A remarkable feature of this UI is monitoring the machine’s performance that is running the experiments.

Another feature that I found very interesting is the sweep feature mixing hyperopt vision for the computation and a very nice interface. You can find the experiment in this notebook, but there is a screenshot of the UI.

The UI is easy to understand using the parallel coordinates plot to study the impact of the parameters on the loss to optimize. But the remarkable feature that I like on this UI is the importance/ correlation graphs at the top right; for the importance of the parameters on the evolution of the loss, you can find the details on their approaches in this article.

Globally, weights and biases are an excellent package for monitoring; I am maybe not a big fan of the fact there is no experiment layer on a project (project> experiment > runs could be better for me), but it’s very efficient. I will just maybe highlight that for professional usage; a license needs to be paid per user, so be ready (but in the function of your ml teams configuration could be worth it)

Extra: Interface pandas with AWS storages easily with data wrangler

There is a package that I didn’t use in this project, but I wanted to share it here because I found it very useful.
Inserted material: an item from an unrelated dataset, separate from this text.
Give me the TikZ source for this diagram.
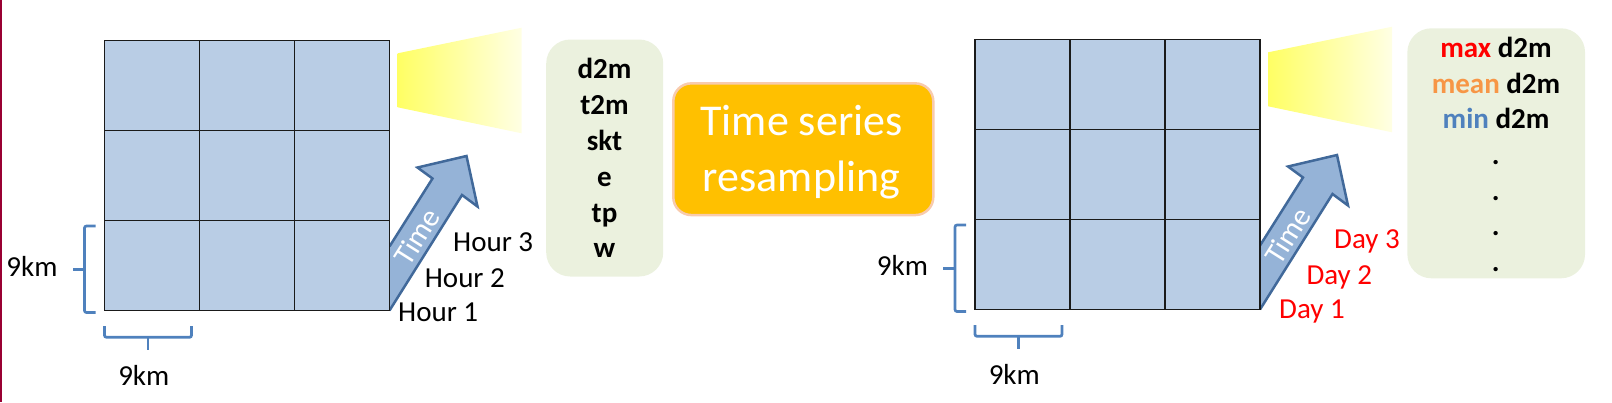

There is a package of AWS that is helping to connect pandas dataframe with AWS storage (there is a snapshot of code to interface pandas with various AWS services)

Nothing really to say; if your machine has enough rights on the AWS services to call, it’s an excellent package to do the interface (for me,.he only drawbacks are the missing reading capability on dynamodb).

Conclusion

I hope this article gave you the curiosity to test these packages because they can make your life easier in your ML/DS day-to-day work.